A rare testimony. Trauma and fear are such that few rape victims are willing to testify, Larisa, a lawyer, told me. She is helping several victims of rape by Russian soldiers. But there are increasing accounts of gang rapes carried out over several days – and often involving torture. Among her clients, a mother and daughter, raped for days in front of each other’s eyes. Their hands were broken by their aggressors, making it impossible for them to defend themselves or escape. It’s one of many cases and evidence that rape is systemic, used as a weapon of war, insists Larisa.
‘They liberated us from life itself’
It’s a war that will haunt Olga forever. Now living alone with her grief at her home in Bucha, the city that has become infamous for some of the worst atrocities committed in the Kyiv region. In a slow and steady voice, her pale blue eyes gazing at what seemed the infinite depth of the horror, she calmly explained how her husband, last seen coming out of a food distribution centre during the occupation, was found 10 days later in a morgue. “They broke his skull, they broke his bones, he had multiple fractures”. Unwrapping her memories, Olga went on, describing the roar of gunfire and explosions, the procession of Russian tanks, the terror. “They killed, they tortured, they did such horrible things!” Olga cried out, hiding her face in her hands. Before uttering, slowly and bravely looking up to the camera again: “They said they came to liberate us, but from who and from what? They liberated us from life itself. I wait for my husband to come back home from work every day. But he will never come back. Never”. Tears were shed not only by Olga as her words died in the thick of our silence.

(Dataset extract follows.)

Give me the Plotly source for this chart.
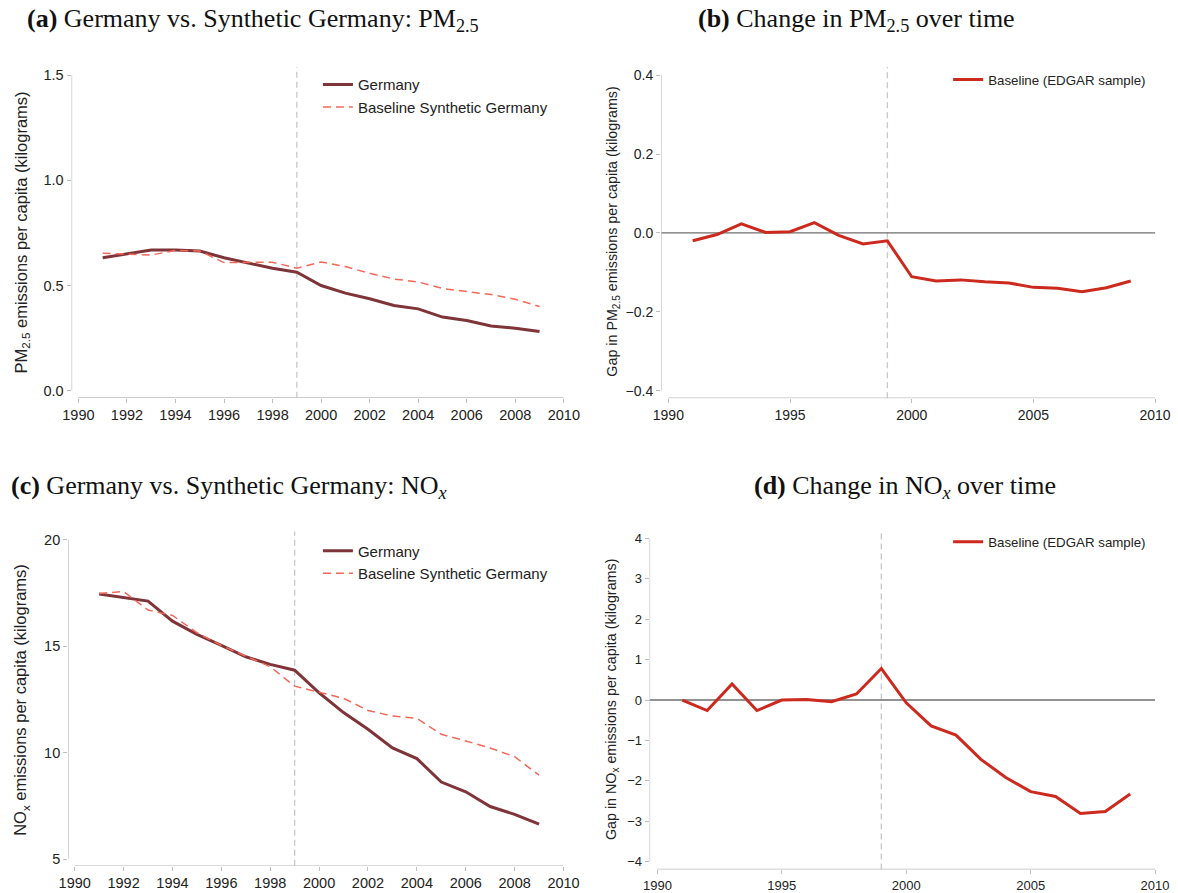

‘I want the world to know what happened’
Silence, however, is something 20-year-old Tetiana refuses to let happen after her mother was shot between the eyes by a Russian sniper, in front of both her and her father. Tetiana found the courage to take us to the scene of her mother’s killing. Breathing for air, she described the gunshot, the fall of her mother, and the blood flowing onto the tarmac. “I cannot keep silent”, she says. “I want the world to know what happened. Maybe one day we will know who did it. And so there will be justice.”
So far more than 11,000 cases of alleged war crimes by Russian soldiers against Ukrainian civilians have been documented by the General Prosecutor’s Office in Ukraine. Since my latest return from Ukraine, criminal proceedings for war crimes have been launched against several Russian soldiers.
As the war continues to rage, the sinister list keeps growing by the day. As our report is about to go on air, I think of the courage of Tetiana, Olga, Sasha, Nadiiya, Mykola and all the others, who in their quest for justice, want the world to know their stories.